45.The changes will require the basic state pension to be uprated annually in line with earnings rather than prices, and will cover the up-rating of Category A, Category B, Category C and Category D pensions.
46.The Government stated in the White Paper:
““our objective, subject to affordability and the fiscal position, is to do this in 2012 but in any event at the latest by the end of the next Parliament. We will make a statement on the precise date at the beginning of the next Parliament”.”
47.The changes will also require the standard minimum guarantee in state pension credit to be uprated annually in line with earnings.
48.In addition, the link between the amount of the lower earnings limit and the weekly rate of the basic state pension in a Category A pension will be broken. This will mean that the amount of the lower earnings limit will not automatically increase in line with earnings in the future. Instead, any future increase in the lower earnings limit will be at the discretion of the Treasury.

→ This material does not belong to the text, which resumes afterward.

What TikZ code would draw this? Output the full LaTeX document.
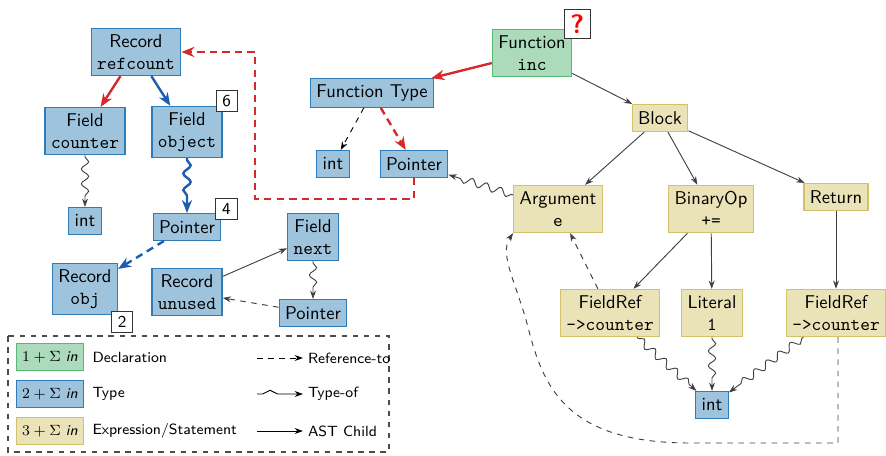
\documentclass[tikz,border=0pt]{standalone}
\usetikzlibrary{arrows.meta,decorations.pathmorphing}
\definecolor{declfill}{HTML}{ABDBBA}
\definecolor{decldraw}{HTML}{5AB872}
\definecolor{typefill}{HTML}{9DC3DD}
\definecolor{typedraw}{HTML}{2F7DB8}
\definecolor{exprfill}{HTML}{EBE3B8}
\definecolor{exprdraw}{HTML}{D3C26B}
\definecolor{refred}{HTML}{D7282B}
\definecolor{refblue}{HTML}{1B5FAE}
\begin{document}
\begin{tikzpicture}[x=0.019cm, y=-0.019cm, font=\sffamily,
  box/.style={draw, line width=0.7pt, align=center, inner sep=3.2pt, minimum height=14.5pt},
  decl/.style={box, fill=declfill, draw=decldraw},
  tbox/.style={box, fill=typefill, draw=typedraw},
  ebox/.style={box, fill=exprfill, draw=exprdraw},
  badge/.style={draw=black!80, fill=white, line width=0.6pt, minimum size=11.5pt,
                inner sep=0pt, font=\sffamily\small},
  child/.style={draw=black!75, line width=0.5pt, -{Stealth[length=4.5pt, width=3.2pt]}},
  refto/.style={child, dashed},
  typeof/.style={child, decorate, decoration={snake, amplitude=2pt,
                 segment length=8pt, pre length=1pt, post length=5pt}},
  hot/.style={line width=1.3pt, -{Stealth[length=7pt, width=5.5pt]}},
  hotdash/.style={hot, dash pattern=on 4pt off 2.8pt}
]
  \useasboundingbox (0,0) rectangle (886,456);

  \node[tbox] (rec)   at (136,52)  {Record\\\texttt{refcount}};
  \node[tbox] (fcnt)  at (85,131)  {Field\\\texttt{counter}};
  \node[tbox] (fobj)  at (187,132) {Field\\\texttt{object}};
  \node[tbox] (intl)  at (85,221)  {int};
  \node[tbox] (ptrl)  at (187,227) {Pointer};
  \node[tbox] (robj)  at (85,289)  {Record\\\texttt{obj}};
  \node[tbox] (runus) at (187,292) {Record\\\texttt{unused}};
  \node[tbox] (fnext) at (313,237) {Field\\\texttt{next}};
  \node[tbox] (ptrb)  at (313,313) {Pointer};
  \node[tbox] (ftype) at (372,93)  {Function Type};
  \node[tbox] (intm)  at (333,164) {int};
  \node[tbox] (ptrm)  at (414,164) {Pointer};
  \node[decl] (fun)   at (532,53)  {Function\\\texttt{inc}};
  \node[ebox] (blk)   at (660,118) {Block};
  \node[ebox] (arg)   at (558,209) {Argument\\\texttt{e}};
  \node[ebox] (binop) at (711,209) {BinaryOp\\\texttt{+=}};
  \node[ebox] (ret)   at (836,197) {Return};
  \node[ebox] (frl)   at (610,313) {FieldRef\\\texttt{->counter}};
  \node[ebox] (lit)   at (712,313) {Literal\\\texttt{1}};
  \node[ebox] (frr)   at (836,313) {FieldRef\\\texttt{->counter}};
  \node[tbox] (intb)  at (712,405) {int};

  \node[badge] (b6) at ([shift={(4,-5)}]fobj.north east) {6};
  \node[badge] (b4) at ([shift={(5,-4)}]ptrl.north east) {4};
  \node[badge] (b2) at ([shift={(4,7)}]robj.south east) {2};
  \node[badge, minimum width=14pt, minimum height=16pt, text=red,
        font=\sffamily\Large\bfseries] (bq) at ([shift={(5,-5)}]fun.north east) {?};

  \draw[hot, draw=refred] (rec) -- (fcnt);
  \draw[hot, draw=refblue] (rec) -- (fobj);
  \draw[typeof] (fcnt) -- (intl);
  \draw[hot, draw=refblue, decorate, decoration={snake, amplitude=2pt,
        segment length=9pt, pre length=1pt, post length=7pt}] (fobj) -- (ptrl);
  \draw[hotdash, draw=refblue] (ptrl) -- (robj);
  \draw[child] (runus) -- (fnext);
  \draw[refto] (ptrb) -- (runus);
  \draw[typeof] (fnext) -- (ptrb);

  \draw[hot, draw=refred] (fun) -- (ftype);
  \draw[child] (fun) -- (blk);
  \draw[refto, draw=black] (ftype) -- (intm);
  \draw[hotdash, draw=refred] (ftype) -- (ptrm);
  \coordinate (turn) at (255,199);
  \draw[hotdash, draw=refred] (ptrm.south) |- (turn) |- (rec.east);

  \draw[child] (blk) -- (arg);
  \draw[child] (blk) -- (binop);
  \draw[child] (blk) -- (ret);
  \draw[typeof] (arg) -- (ptrm);
  \draw[child] (binop) -- (frl);
  \draw[child] (binop) -- (lit);
  \draw[child] (ret) -- (frr);
  \draw[refto] (frl) -- (arg);
  \draw[typeof] (frl) -- (intb);
  \draw[typeof] (lit) -- (intb);
  \draw[typeof] (frr) -- (intb);
  \coordinate (loopa) at (838,443);
  \coordinate (loopb) at (690,443);
  \draw[refto] (frr.south -| loopa) -- (loopa) -- (loopb)
    .. controls (570,443) and (545,390) .. (530,335)
    .. controls (518,285) and (498,255) .. (arg.south west);

  \draw[black!70, dashed, line width=0.6pt] (8,336) rectangle (389,452);
  \begin{scope}[font=\sffamily\footnotesize]
    \node[decl, minimum width=36pt] (k1) at (50,357) {$1+\Sigma$ \textit{in}};
    \node[tbox, minimum width=36pt] (k2) at (50,394) {$2+\Sigma$ \textit{in}};
    \node[ebox, minimum width=36pt] (k3) at (50,431) {$3+\Sigma$ \textit{in}};
    \node[anchor=west] (k1t) at (86,357) {Declaration};
    \node[anchor=west] (k2t) at (86,394) {Type};
    \node[anchor=west] (k3t) at (86,431) {Expression/Statement};
    \coordinate (a1) at (257,358);
    \coordinate (a2) at (257,394);
    \coordinate (a3) at (257,431);
    \node[anchor=west, inner sep=2.5pt] (a1t) at (303,358) {Reference-to};
    \node[anchor=west, inner sep=2.5pt] (a2t) at (303,394) {Type-of};
    \node[anchor=west, inner sep=2.5pt] (a3t) at (303,431) {AST Child};
    \draw[refto, draw=black] (a1) -- (a1t);
    \draw[child, draw=black, decorate, decoration={snake, amplitude=2pt,
          segment length=13pt, pre length=3pt, post length=9pt}] (a2) -- (a2t);
    \draw[child, draw=black] (a3) -- (a3t);
  \end{scope}
\end{tikzpicture}
\end{document}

49.The provisions of the Act will ensure that the rate of the basic allowance in widowed mother’s allowance, widow’s pension, widowed parent’s allowance and bereavement allowance will continue to be uprated in line with prices, like other pre-retirement benefits. However, the proposals will ensure that the rate of widow’s pension and widower’s pension in industrial death benefit will be uprated in line with earnings in order to maintain the link with the rate of Category A pensions.